Review Date: 1 Oct 2001

Price when reviewed: ; upgrade, £10 (VAT currently not applicable)

Overall Rating
5 stars out of 6

PCPRO Recommended

Macromedia's Flash format is the technology of choice for design-intensive Web sites, but Macromedia Flash the application is less popular. Just trying to create an animated banner with it reduces many first-time users to nervous wrecks. That's where the first version of SWiSH came in, providing a beautifully simple alternative for producing eye-catching, text-only banners. The free upgrade to 1.5 added bitmap and sound control, but version 2 is far more ambitious. It aims to be a real competitor to the full Flash program, easier to get to grips with and even better value.

The ambition is clear as soon as you've overcome the bizarre registration/copy protection scheme and loaded the program.
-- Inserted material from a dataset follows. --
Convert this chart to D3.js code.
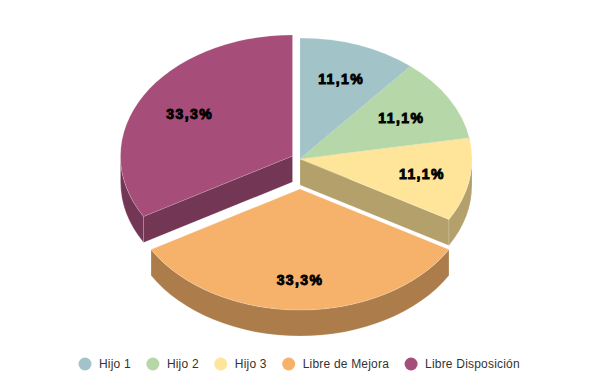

Where SWiSH 1 smacked of shareware with its two floating windows, SWiSH 2 gets the full-screen treatment. The central Layout window is where you create your drawing and it's surrounded by an Outline palette down the left where you can select scenes and objects, a Timeline across the top where you manage animation, and a tabbed docker down the right where you can access multiple tabbed panels for controlling objects, interactivity and export. There's also new support for right-click context menus and you can customise toolbars and menus and set up keyboard shortcuts.

Inevitably, some of the simplicity has gone - hopefully 1.5 will live on to provide a first step on the Flash ladder - but SWiSH 2 is now a full-blown modern application with power to match. To begin with, where SWiSH 1 only let you manage text, now there are tools for adding lines, rectangles, ellipses and freehand and BÚzier-based shapes, though the lack of polygon and brush tools is disappointing. Once added, you can format your objects with flat colours, linear or radiant gradients and clipped or tiled bitmaps. There's even a dedicated Fill Transform tool for interactively managing these more advanced options. You can also control your objects by reordering, resizing, rotating, reshaping and grouping them.

Surprisingly, there's no text tool as such, but instead you use the new Insert menu's Insert Text command to add your text and then set point size, font and so on with a dedicated panel in the right-hand docker window. The same procedure is used to manage files imported with the Insert Content command, which now offers support for JPG, GIF and PNG bitmap formats, WMF, EMF and SWF vector formats and WAV and MP3 audio.

New tools

A completely new option available from the Insert menu is the Insert Button command. This automatically adds a bevelled button shape to your drawing, complete with four image states - Up, Over, Down and Hit. Each of these states is directly selectable from the Outline panel and can be edited to set up rollover effects. Rather than being limited to SWiSH's default button, you'll usually design your own and then use the Convert to Button command.

The Convert command is also the best way to create what SWiSH calls a 'sprite', but which Flash users will know as symbols. Once you've converted an object or group to a named sprite, you can right-click on it and use the Make Instance to create a linked copy. This helps editing efficiency, as you can edit the master sprite and all instances will update automatically. More importantly, only the link information needs to be stored on each frame, so the final movie is much more efficient too. You can also use SWiSH's Colour panel to independently change an instance's colour and transparency, adding creative variety as well as efficiency.